▶ **Exercise aim**: In your copy, leave out the pictures; write out all the data exactly.

▶ **Data segment**:
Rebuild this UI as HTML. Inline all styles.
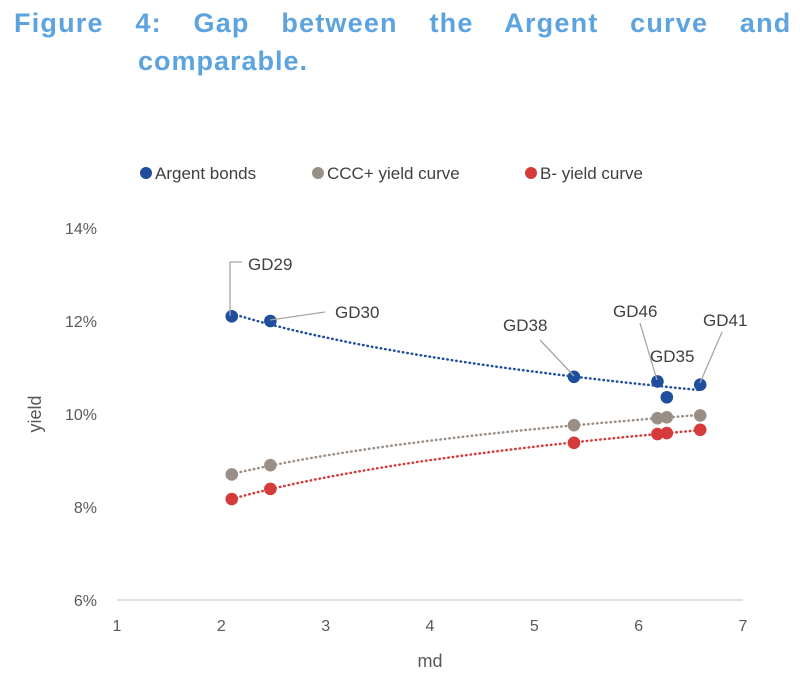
<!DOCTYPE html>
<html><head><meta charset="utf-8"><style>
body{margin:0;width:800px;height:693px;background:#fff;overflow:hidden;font-family:"Liberation Sans",sans-serif}
.t{position:absolute;left:14px;font-weight:bold;font-size:27px;color:#5ca3e0;white-space:nowrap}
</style></head><body>
<div class="t" style="top:8px;word-spacing:23px;letter-spacing:1.2px">Figure 4: Gap between the Argent curve and</div>
<div class="t" style="top:46px;left:138px;letter-spacing:1px">comparable.</div>
<svg id="c" width="800" height="693" style="position:absolute;left:0;top:0" font-family="Liberation Sans, sans-serif"></svg>
<script>
const md=[2.1,2.47,5.38,6.18,6.27,6.59];
const argent=[12.1,12.0,10.8,10.7,10.36,10.63];
const ccc=[8.7,8.9,9.76,9.91,9.93,9.97];
const bminus=[8.17,8.39,9.38,9.57,9.59,9.66];
const bondNames=['GD29','GD30','GD38','GD46','GD35','GD41'];
const xTicks=[1,2,3,4,5,6,7];
const yTicks=[6,8,10,12,14];
const svg=document.getElementById('c');const NS='http://www.w3.org/2000/svg';
const X=v=>117+(v-1)*104.33, Y=v=>600-(v-6)*46.5;
function mk(t,a,p){const e=document.createElementNS(NS,t);for(const k in a)e.setAttribute(k,a[k]);(p||svg).appendChild(e);return e;}
mk('line',{x1:117,y1:600,x2:743,y2:600,stroke:'#bfbfbf'});
xTicks.forEach(v=>{const e=mk('text',{x:X(v),y:631,'text-anchor':'middle','font-size':16,fill:'#595959'});e.textContent=v;});
yTicks.forEach(v=>{const e=mk('text',{x:97,y:Y(v)+6,'text-anchor':'end','font-size':16,fill:'#595959'});e.textContent=v+'%';});
let e=mk('text',{x:430,y:667,'text-anchor':'middle','font-size':18,fill:'#595959'});e.textContent='md';
e=mk('text',{x:41,y:414,'text-anchor':'middle','font-size':18,fill:'#595959',transform:'rotate(-90 41 414)'});e.textContent='yield';
function fit(ys){const n=md.length;let sx=0,sy=0,sxx=0,sxy=0;md.forEach((x,i)=>{const l=Math.log(x);sx+=l;sy+=ys[i];sxx+=l*l;sxy+=l*ys[i];});const b=(n*sxy-sx*sy)/(n*sxx-sx*sx),a=(sy-b*sx)/n;return x=>a+b*Math.log(x);}
const series=[[argent,'#1f4e9c','argent'],[ccc,'#9a8f86','ccc'],[bminus,'#d63b3b','b-minus']];
series.forEach(([ys,col,nm])=>{const f=fit(ys);const x0=Math.min(...md),x1=Math.max(...md);let d='';for(let i=0;i<=40;i++){const x=x0+(x1-x0)*i/40;d+=(i?'L':'M')+X(x).toFixed(1)+' '+Y(f(x)).toFixed(1);}
const p=mk('path',{d,fill:'none',stroke:col,'stroke-width':2.5,'stroke-dasharray':'0.5 4','stroke-linecap':'round'});
ys.forEach((v,i)=>{const c=mk('circle',{cx:X(md[i]),cy:Y(v),r:6.3,fill:col});});});
const lab=[[248,270,[[230,316],[230,262],[242,262]]],[335,318,[[270,320],[325,312]]],[503,331,[[540,340],[574,376]]],[613,317,[[640,323],[657,380]]],[650,362,null],[703,326,[[722,332],[700,383]]]];
lab.forEach((l,i)=>{if(l[2]){const pl=mk('polyline',{points:l[2].map(p=>p.join(',')).join(' '),fill:'none',stroke:'#a6a6a6','stroke-width':1.3});}
const t=mk('text',{x:l[0],y:l[1],'font-size':17,fill:'#404040'});t.textContent=bondNames[i];});
const leg=[['Argent bonds','#1f4e9c',146],['CCC+ yield curve','#9a8f86',318],['B- yield curve','#d63b3b',531]];
leg.forEach(([n,c,x])=>{const g=mk('g',{});mk('circle',{cx:x,cy:173,r:6,fill:c},g);const t=mk('text',{x:x+9,y:179,'font-size':17,fill:'#404040'},g);t.textContent=n;});
</script>
</body></html>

▶ **Task output**:
Rebuild this UI as HTML. Inline all styles.
<!DOCTYPE html>
<html><head><meta charset="utf-8"><style>
body{margin:0;width:800px;height:693px;background:#fff;overflow:hidden;font-family:"Liberation Sans",sans-serif}
.t{position:absolute;left:14px;font-weight:bold;font-size:27px;color:#5ca3e0;white-space:nowrap}
</style></head><body>
<div class="t" style="top:8px;word-spacing:23px;letter-spacing:1.2px">Figure 4: Gap between the Argent curve and</div>
<div class="t" style="top:46px;left:138px;letter-spacing:1px">comparable.</div>
<svg id="c" width="800" height="693" style="position:absolute;left:0;top:0" font-family="Liberation Sans, sans-serif"></svg>
<script>
const md=[2.1,2.47,5.38,6.18,6.27,6.59];
const argent=[12.1,12.0,10.8,10.7,10.36,10.63];
const ccc=[8.7,8.9,9.76,9.91,9.93,9.97];
const bminus=[8.17,8.39,9.38,9.57,9.59,9.66];
const bondNames=['GD29','GD30','GD38','GD46','GD35','GD41'];
const xTicks=[1,2,3,4,5,6,7];
const yTicks=[6,8,10,12,14];
const svg=document.getElementById('c');const NS='http://www.w3.org/2000/svg';
const X=v=>117+(v-1)*104.33, Y=v=>600-(v-6)*46.5;
function mk(t,a,p){const e=document.createElementNS(NS,t);for(const k in a)e.setAttribute(k,a[k]);(p||svg).appendChild(e);return e;}
mk('line',{x1:117,y1:600,x2:743,y2:600,stroke:'#bfbfbf'});
xTicks.forEach(v=>{const e=mk('text',{x:X(v),y:631,'text-anchor':'middle','font-size':16,fill:'#595959'});e.textContent=v;});
yTicks.forEach(v=>{const e=mk('text',{x:97,y:Y(v)+6,'text-anchor':'end','font-size':16,fill:'#595959'});e.textContent=v+'%';});
let e=mk('text',{x:430,y:667,'text-anchor':'middle','font-size':18,fill:'#595959'});e.textContent='md';
e=mk('text',{x:41,y:414,'text-anchor':'middle','font-size':18,fill:'#595959',transform:'rotate(-90 41 414)'});e.textContent='yield';
function fit(ys){const n=md.length;let sx=0,sy=0,sxx=0,sxy=0;md.forEach((x,i)=>{const l=Math.log(x);sx+=l;sy+=ys[i];sxx+=l*l;sxy+=l*ys[i];});const b=(n*sxy-sx*sy)/(n*sxx-sx*sx),a=(sy-b*sx)/n;return x=>a+b*Math.log(x);}
const series=[[argent,'#1f4e9c','argent'],[ccc,'#9a8f86','ccc'],[bminus,'#d63b3b','b-minus']];
series.forEach(([ys,col,nm])=>{const f=fit(ys);const x0=Math.min(...md),x1=Math.max(...md);let d='';for(let i=0;i<=40;i++){const x=x0+(x1-x0)*i/40;d+=(i?'L':'M')+X(x).toFixed(1)+' '+Y(f(x)).toFixed(1);}
const p=mk('path',{d,fill:'none',stroke:col,'stroke-width':2.5,'stroke-dasharray':'0.5 4','stroke-linecap':'round'});
ys.forEach((v,i)=>{const c=mk('circle',{cx:X(md[i]),cy:Y(v),r:6.3,fill:col});});});
const lab=[[248,270,[[230,316],[230,262],[242,262]]],[335,318,[[270,320],[325,312]]],[503,331,[[540,340],[574,376]]],[613,317,[[640,323],[657,380]]],[650,362,null],[703,326,[[722,332],[700,383]]]];
lab.forEach((l,i)=>{if(l[2]){const pl=mk('polyline',{points:l[2].map(p=>p.join(',')).join(' '),fill:'none',stroke:'#a6a6a6','stroke-width':1.3});}
const t=mk('text',{x:l[0],y:l[1],'font-size':17,fill:'#404040'});t.textContent=bondNames[i];});
const leg=[['Argent bonds','#1f4e9c',146],['CCC+ yield curve','#9a8f86',318],['B- yield curve','#d63b3b',531]];
leg.forEach(([n,c,x])=>{const g=mk('g',{});mk('circle',{cx:x,cy:173,r:6,fill:c},g);const t=mk('text',{x:x+9,y:179,'font-size':17,fill:'#404040'},g);t.textContent=n;});
</script>
</body></html>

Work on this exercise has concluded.